* [THE TASK] Write the lines out again, from the top of the material to the line containing "import seaborn as sns", pictures excluded.

========

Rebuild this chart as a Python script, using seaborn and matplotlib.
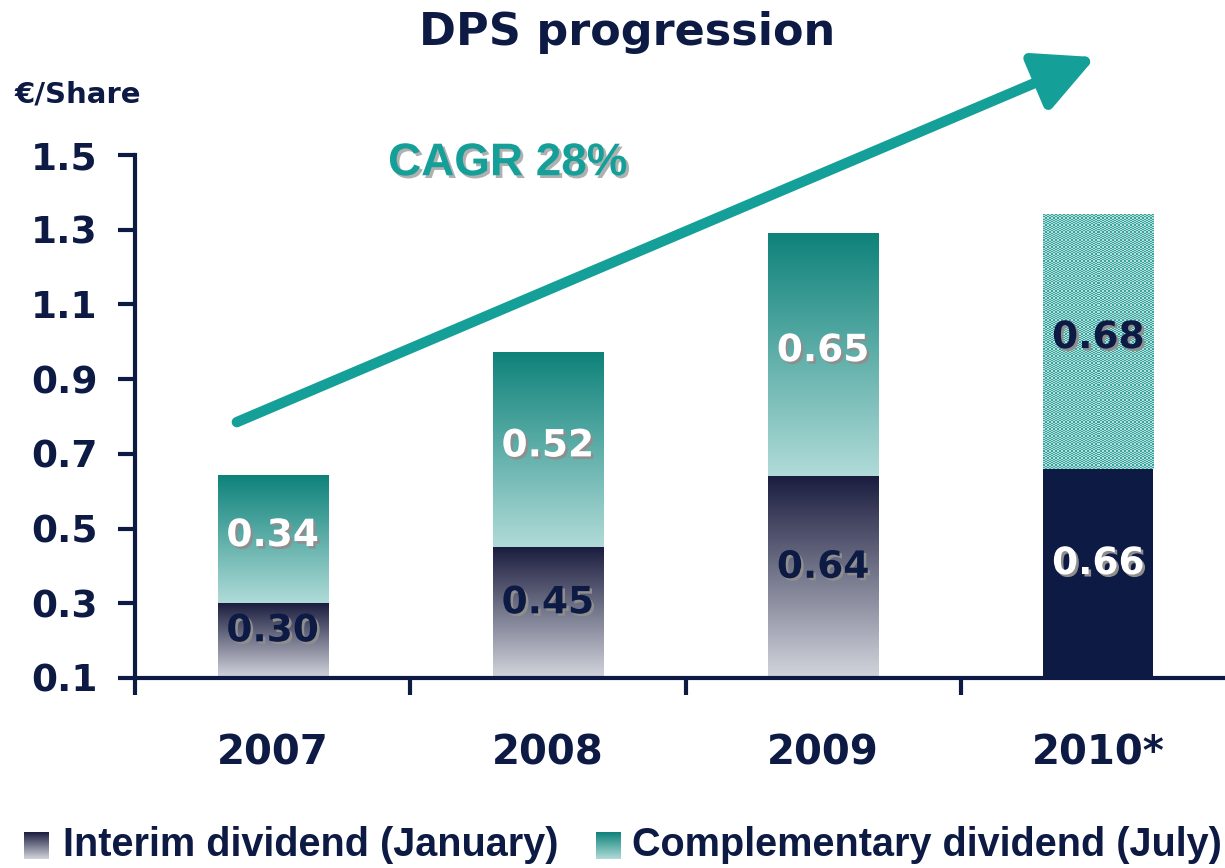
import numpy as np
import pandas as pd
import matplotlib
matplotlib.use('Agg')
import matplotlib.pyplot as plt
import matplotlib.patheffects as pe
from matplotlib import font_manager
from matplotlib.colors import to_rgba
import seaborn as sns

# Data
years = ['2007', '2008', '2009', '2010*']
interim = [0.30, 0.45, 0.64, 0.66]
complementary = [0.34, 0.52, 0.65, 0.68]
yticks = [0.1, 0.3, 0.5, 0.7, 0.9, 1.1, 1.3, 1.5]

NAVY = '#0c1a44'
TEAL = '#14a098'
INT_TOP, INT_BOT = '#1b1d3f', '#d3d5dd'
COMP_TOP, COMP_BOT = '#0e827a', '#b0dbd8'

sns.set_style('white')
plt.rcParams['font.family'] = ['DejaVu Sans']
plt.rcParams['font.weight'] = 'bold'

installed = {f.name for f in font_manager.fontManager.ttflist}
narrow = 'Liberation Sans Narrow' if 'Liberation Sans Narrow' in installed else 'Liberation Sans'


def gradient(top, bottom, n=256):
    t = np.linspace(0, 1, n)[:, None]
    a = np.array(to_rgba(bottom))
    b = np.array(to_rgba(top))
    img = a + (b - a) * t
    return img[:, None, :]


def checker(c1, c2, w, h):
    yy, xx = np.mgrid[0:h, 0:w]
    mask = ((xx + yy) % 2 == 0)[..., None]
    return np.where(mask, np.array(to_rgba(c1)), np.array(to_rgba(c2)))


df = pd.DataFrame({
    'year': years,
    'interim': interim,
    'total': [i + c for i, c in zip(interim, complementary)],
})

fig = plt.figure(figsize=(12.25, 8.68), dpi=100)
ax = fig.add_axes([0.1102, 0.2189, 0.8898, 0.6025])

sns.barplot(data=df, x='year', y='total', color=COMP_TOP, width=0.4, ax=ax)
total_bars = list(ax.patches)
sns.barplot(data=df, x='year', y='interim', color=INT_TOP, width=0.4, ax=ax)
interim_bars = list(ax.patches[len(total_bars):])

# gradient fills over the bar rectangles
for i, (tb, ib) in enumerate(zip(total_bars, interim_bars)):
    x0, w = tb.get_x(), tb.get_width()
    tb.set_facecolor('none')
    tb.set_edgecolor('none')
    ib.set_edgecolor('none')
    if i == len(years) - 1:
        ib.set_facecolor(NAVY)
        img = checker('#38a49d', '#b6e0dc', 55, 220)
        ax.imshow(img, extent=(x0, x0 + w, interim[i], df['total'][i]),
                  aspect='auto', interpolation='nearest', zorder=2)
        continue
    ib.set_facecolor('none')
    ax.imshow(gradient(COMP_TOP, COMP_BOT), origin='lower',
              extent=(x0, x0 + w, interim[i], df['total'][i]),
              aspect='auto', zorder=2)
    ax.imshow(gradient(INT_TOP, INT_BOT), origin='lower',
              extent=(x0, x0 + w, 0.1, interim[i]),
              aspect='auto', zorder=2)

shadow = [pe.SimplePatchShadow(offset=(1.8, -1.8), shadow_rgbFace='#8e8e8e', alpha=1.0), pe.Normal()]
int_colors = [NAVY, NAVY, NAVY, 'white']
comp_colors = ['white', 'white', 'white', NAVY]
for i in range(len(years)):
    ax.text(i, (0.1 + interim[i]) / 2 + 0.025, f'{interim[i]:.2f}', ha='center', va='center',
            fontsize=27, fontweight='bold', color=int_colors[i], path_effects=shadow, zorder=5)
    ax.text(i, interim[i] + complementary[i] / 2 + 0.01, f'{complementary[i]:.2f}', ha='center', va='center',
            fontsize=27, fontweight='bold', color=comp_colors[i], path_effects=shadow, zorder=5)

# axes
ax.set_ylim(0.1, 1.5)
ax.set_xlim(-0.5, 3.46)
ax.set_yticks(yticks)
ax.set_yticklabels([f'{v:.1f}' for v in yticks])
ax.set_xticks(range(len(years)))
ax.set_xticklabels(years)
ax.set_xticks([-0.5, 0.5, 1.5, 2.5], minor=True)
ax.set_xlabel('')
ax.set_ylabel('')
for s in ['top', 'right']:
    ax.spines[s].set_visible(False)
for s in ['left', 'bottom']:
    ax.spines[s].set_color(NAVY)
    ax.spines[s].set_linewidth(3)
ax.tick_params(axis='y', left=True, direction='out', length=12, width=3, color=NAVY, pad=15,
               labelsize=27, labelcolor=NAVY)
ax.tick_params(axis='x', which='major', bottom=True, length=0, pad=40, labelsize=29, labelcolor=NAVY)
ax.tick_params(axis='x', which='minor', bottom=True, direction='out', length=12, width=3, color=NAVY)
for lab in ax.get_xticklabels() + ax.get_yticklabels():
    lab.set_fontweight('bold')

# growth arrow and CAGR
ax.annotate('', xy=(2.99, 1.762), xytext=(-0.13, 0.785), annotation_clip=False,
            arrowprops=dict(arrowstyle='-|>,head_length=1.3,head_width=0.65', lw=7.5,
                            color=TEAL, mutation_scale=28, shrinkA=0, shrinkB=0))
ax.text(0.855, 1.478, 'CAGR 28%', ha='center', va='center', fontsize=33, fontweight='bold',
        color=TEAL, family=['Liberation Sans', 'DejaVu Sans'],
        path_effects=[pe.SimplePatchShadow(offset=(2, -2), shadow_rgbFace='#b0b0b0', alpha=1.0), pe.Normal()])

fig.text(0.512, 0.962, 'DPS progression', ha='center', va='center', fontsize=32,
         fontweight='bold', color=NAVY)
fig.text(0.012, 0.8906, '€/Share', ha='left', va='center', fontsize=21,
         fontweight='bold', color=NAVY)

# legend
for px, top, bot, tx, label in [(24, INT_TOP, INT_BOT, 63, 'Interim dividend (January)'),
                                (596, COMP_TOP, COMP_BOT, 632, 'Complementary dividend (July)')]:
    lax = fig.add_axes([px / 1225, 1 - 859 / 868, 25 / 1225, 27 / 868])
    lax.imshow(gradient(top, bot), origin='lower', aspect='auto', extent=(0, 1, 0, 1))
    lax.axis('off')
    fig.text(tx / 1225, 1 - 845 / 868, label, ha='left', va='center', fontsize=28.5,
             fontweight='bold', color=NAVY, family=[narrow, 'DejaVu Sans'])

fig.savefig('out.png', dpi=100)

========

* [THE REPLY]
Rebuild this chart as a Python script, using seaborn and matplotlib.
import numpy as np
import pandas as pd
import matplotlib
matplotlib.use('Agg')
import matplotlib.pyplot as plt
import matplotlib.patheffects as pe
from matplotlib import font_manager
from matplotlib.colors import to_rgba
import seaborn as sns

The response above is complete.